Je sue sang et eau pour écrire une misérable page, chaque jour, pour tromper mon ennui et peut-être pour rompre le vôtre. Tant mieux si c’est vrai.

Ce n’est pas toujours facile.
C’est même rarement facile.
Les mots se plaisent à gigoter, à s’esbaudir, à fuir de ma mémoire au moment précis où je souhaite avoir recours à eux, bref, à n’en faire qu’à leur tête.
Les idées s’enchevêtrent, se bousculent, se chipotent et renâclent à se poser dans l’ordre où je prévois de les énoncer.
Les paragraphes, à la relecture, sont la plupart du temps bons à rejoindre la corbeille d’où ils n’auraient jamais dû sortir.
Écrire, relire, rayer, recommencer.
Ordonner, mélanger, fondre, dissoudre, froisser, brûler, recommencer.
Proposer, argumenter, opposer, défendre, recommencer.
Donner du sens, chercher le sens, tomber en panne de sens, manquer d’essence.
J’ai toujours envié les chroniqueurs capables de pisser de la copie au quotidien, au kilomètre, parfois avec un sujet imposé, parfois sans.
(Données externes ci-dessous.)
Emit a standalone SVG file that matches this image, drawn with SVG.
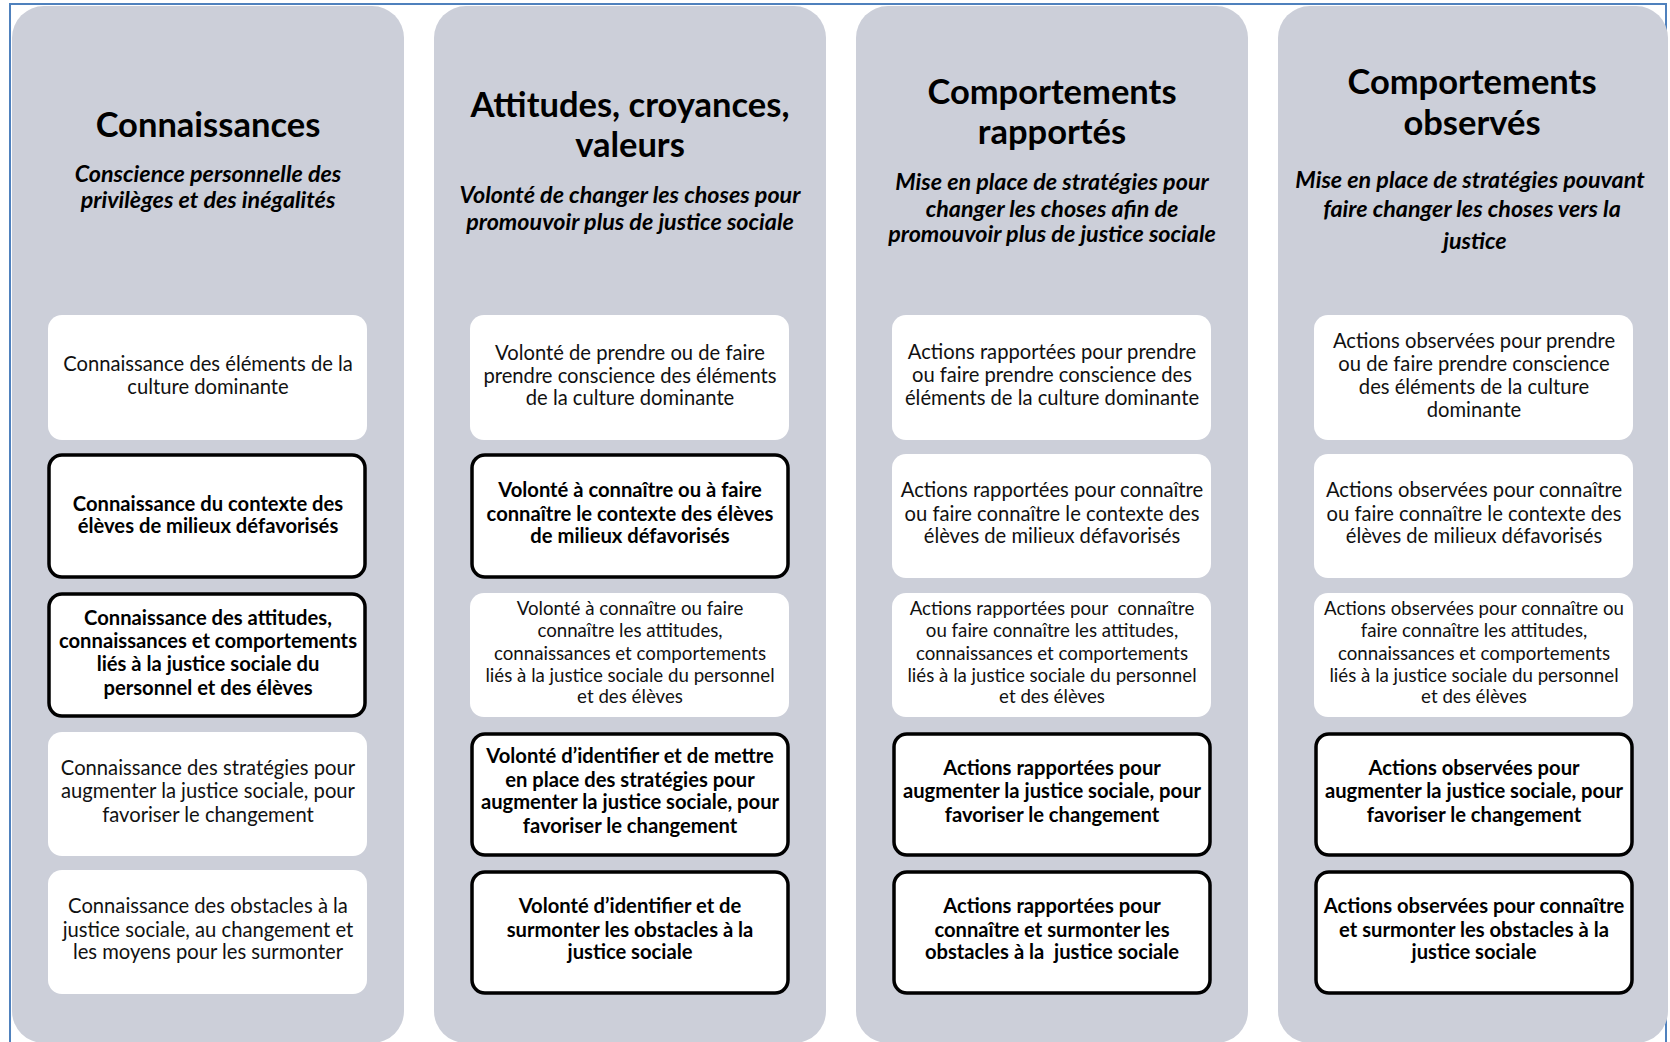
<svg xmlns="http://www.w3.org/2000/svg" width="1670" height="1042" viewBox="0 0 1670 1042">
<style>
.frame{fill:none;stroke:#4F81BD;stroke-width:2}
.col{fill:#CCCFD9}
.box{fill:#FFFFFF}
.boxb{fill:#FFFFFF;stroke:#000;stroke-width:3.5}
text{font-family:Lato,"Liberation Sans",sans-serif;text-anchor:middle;fill:#111}
.t{font-size:20.2px}
.tb{font-size:20.2px;font-weight:bold;fill:#000}
.ts{font-size:18.7px}
.title{font-size:34.5px;font-weight:bold;fill:#000}
.sub{font-size:23.3px;font-weight:bold;font-style:italic;fill:#000}
</style>
<rect class="frame" x="10" y="4" width="1656" height="1060"/>
<g id="col1">
<rect class="col" x="12" y="6" width="392" height="1037" rx="32"/>
<text class="title" x="208" y="137">Connaissances</text>
<text class="sub" x="208" y="182">Conscience personnelle des</text>
<text class="sub" x="208" y="208">privilèges et des inégalités</text>
</g>
<g id="col2">
<rect class="col" x="434" y="6" width="392" height="1037" rx="32"/>
<text class="title" x="630" y="117">Attitudes, croyances,</text>
<text class="title" x="630" y="157">valeurs</text>
<text class="sub" x="630" y="203">Volonté de changer les choses pour</text>
<text class="sub" x="630" y="230">promouvoir plus de justice sociale</text>
</g>
<g id="col3">
<rect class="col" x="856" y="6" width="392" height="1037" rx="32"/>
<text class="title" x="1052" y="104">Comportements</text>
<text class="title" x="1052" y="144">rapportés</text>
<text class="sub" x="1052" y="190">Mise en place de stratégies pour</text>
<text class="sub" x="1052" y="217">changer les choses afin de</text>
<text class="sub" x="1052" y="242">promouvoir plus de justice sociale</text>
</g>
<g id="col4">
<rect class="col" x="1278" y="6" width="390" height="1037" rx="32"/>
<text class="title" x="1472" y="94">Comportements</text>
<text class="title" x="1472" y="135">observés</text>
<text class="sub" x="1470" y="188">Mise en place de stratégies pouvant</text>
<text class="sub" x="1472" y="217">faire changer les choses vers la</text>
<text class="sub" x="1475" y="249">justice</text>
</g>

<g id="c1b1"><rect class="box" x="48" y="315" width="319" height="125" rx="14"/>
<text class="t" x="208" y="371">Connaissance des éléments de la</text>
<text class="t" x="208" y="394">culture dominante</text></g>
<g id="c1b2"><rect class="boxb" x="49" y="455" width="316" height="122" rx="13"/>
<text class="tb" x="208" y="511">Connaissance du contexte des</text>
<text class="tb" x="208" y="533">élèves de milieux défavorisés</text></g>
<g id="c1b3"><rect class="boxb" x="49" y="594" width="316" height="122" rx="13"/>
<text class="tb" x="208" y="625">Connaissance des attitudes,</text>
<text class="tb" x="208" y="648">connaissances et comportements</text>
<text class="tb" x="208" y="671">liés à la justice sociale du</text>
<text class="tb" x="208" y="695">personnel et des élèves</text></g>
<g id="c1b4"><rect class="box" x="48" y="732" width="319" height="124" rx="14"/>
<text class="t" x="208" y="775">Connaissance des stratégies pour</text>
<text class="t" x="208" y="798">augmenter la justice sociale, pour</text>
<text class="t" x="208" y="822">favoriser le changement</text></g>
<g id="c1b5"><rect class="box" x="48" y="870" width="319" height="124" rx="14"/>
<text class="t" x="208" y="913">Connaissance des obstacles à la</text>
<text class="t" x="208" y="937">justice sociale, au changement et</text>
<text class="t" x="208" y="959">les moyens pour les surmonter</text></g>

<g id="c2b1"><rect class="box" x="470" y="315" width="319" height="125" rx="14"/>
<text class="t" x="630" y="360">Volonté de prendre ou de faire</text>
<text class="t" x="630" y="383">prendre conscience des éléments</text>
<text class="t" x="630" y="405">de la culture dominante</text></g>
<g id="c2b2"><rect class="boxb" x="472" y="455" width="316" height="122" rx="13"/>
<text class="tb" x="630" y="497">Volonté à connaître ou à faire</text>
<text class="tb" x="630" y="521">connaître le contexte des élèves</text>
<text class="tb" x="630" y="543">de milieux défavorisés</text></g>
<g id="c2b3"><rect class="box" x="470" y="593" width="319" height="124" rx="14"/>
<text class="ts" x="630" y="615">Volonté à connaître ou faire</text>
<text class="ts" x="630" y="637">connaître les attitudes,</text>
<text class="ts" x="630" y="660">connaissances et comportements</text>
<text class="ts" x="630" y="682">liés à la justice sociale du personnel</text>
<text class="ts" x="630" y="703">et des élèves</text></g>
<g id="c2b4"><rect class="boxb" x="472" y="734" width="316" height="121" rx="13"/>
<text class="tb" x="630" y="763">Volonté d’identifier et de mettre</text>
<text class="tb" x="630" y="787">en place des stratégies pour</text>
<text class="tb" x="630" y="809">augmenter la justice sociale, pour</text>
<text class="tb" x="630" y="833">favoriser le changement</text></g>
<g id="c2b5"><rect class="boxb" x="472" y="872" width="316" height="121" rx="13"/>
<text class="tb" x="630" y="913">Volonté d’identifier et de</text>
<text class="tb" x="630" y="937">surmonter les obstacles à la</text>
<text class="tb" x="630" y="959">justice sociale</text></g>

<g id="c3b1"><rect class="box" x="892" y="315" width="319" height="125" rx="14"/>
<text class="t" x="1052" y="359">Actions rapportées pour prendre</text>
<text class="t" x="1052" y="382">ou faire prendre conscience des</text>
<text class="t" x="1052" y="405">éléments de la culture dominante</text></g>
<g id="c3b2"><rect class="box" x="892" y="454" width="319" height="124" rx="14"/>
<text class="t" x="1052" y="497">Actions rapportées pour connaître</text>
<text class="t" x="1052" y="521">ou faire connaître le contexte des</text>
<text class="t" x="1052" y="543">élèves de milieux défavorisés</text></g>
<g id="c3b3"><rect class="box" x="892" y="593" width="319" height="124" rx="14"/>
<text class="ts" x="1052" y="615" xml:space="preserve">Actions rapportées pour  connaître</text>
<text class="ts" x="1052" y="637">ou faire connaître les attitudes,</text>
<text class="ts" x="1052" y="660">connaissances et comportements</text>
<text class="ts" x="1052" y="682">liés à la justice sociale du personnel</text>
<text class="ts" x="1052" y="703">et des élèves</text></g>
<g id="c3b4"><rect class="boxb" x="894" y="734" width="316" height="121" rx="13"/>
<text class="tb" x="1052" y="775">Actions rapportées pour</text>
<text class="tb" x="1052" y="798">augmenter la justice sociale, pour</text>
<text class="tb" x="1052" y="822">favoriser le changement</text></g>
<g id="c3b5"><rect class="boxb" x="894" y="872" width="316" height="121" rx="13"/>
<text class="tb" x="1052" y="913">Actions rapportées pour</text>
<text class="tb" x="1052" y="937">connaître et surmonter les</text>
<text class="tb" x="1052" y="959" xml:space="preserve">obstacles à la  justice sociale</text></g>

<g id="c4b1"><rect class="box" x="1314" y="315" width="319" height="125" rx="14"/>
<text class="t" x="1474" y="348">Actions observées pour prendre</text>
<text class="t" x="1474" y="371">ou de faire prendre conscience</text>
<text class="t" x="1474" y="394">des éléments de la culture</text>
<text class="t" x="1474" y="417">dominante</text></g>
<g id="c4b2"><rect class="box" x="1314" y="454" width="319" height="124" rx="14"/>
<text class="t" x="1474" y="497">Actions observées pour connaître</text>
<text class="t" x="1474" y="521">ou faire connaître le contexte des</text>
<text class="t" x="1474" y="543">élèves de milieux défavorisés</text></g>
<g id="c4b3"><rect class="box" x="1314" y="593" width="319" height="124" rx="14"/>
<text class="ts" x="1474" y="615">Actions observées pour connaître ou</text>
<text class="ts" x="1474" y="637">faire connaître les attitudes,</text>
<text class="ts" x="1474" y="660">connaissances et comportements</text>
<text class="ts" x="1474" y="682">liés à la justice sociale du personnel</text>
<text class="ts" x="1474" y="703">et des élèves</text></g>
<g id="c4b4"><rect class="boxb" x="1316" y="734" width="316" height="121" rx="13"/>
<text class="tb" x="1474" y="775">Actions observées pour</text>
<text class="tb" x="1474" y="798">augmenter la justice sociale, pour</text>
<text class="tb" x="1474" y="822">favoriser le changement</text></g>
<g id="c4b5"><rect class="boxb" x="1316" y="872" width="316" height="121" rx="13"/>
<text class="tb" x="1474" y="913">Actions observées pour connaître</text>
<text class="tb" x="1474" y="937">et surmonter les obstacles à la</text>
<text class="tb" x="1474" y="959">justice sociale</text></g>
<g id="connectors"/>
</svg>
Surtout ceux qui, neuf fois sur dix, savent me faire laisser choir toute activité démarrée pour suivre leurs digressions et y trouver de l’intérêt.
Chapeau bas. Quand on sait comme peut être redoutable l’épreuve de la page blanche, on s’incline.

Et ne me dites pas que ces types-là ont chacun un nègre à leur service, qui bosse en secret, qui gratte du papier ou qui chatouille le clavier, et ..... qui rend sa copie en temps et en heure...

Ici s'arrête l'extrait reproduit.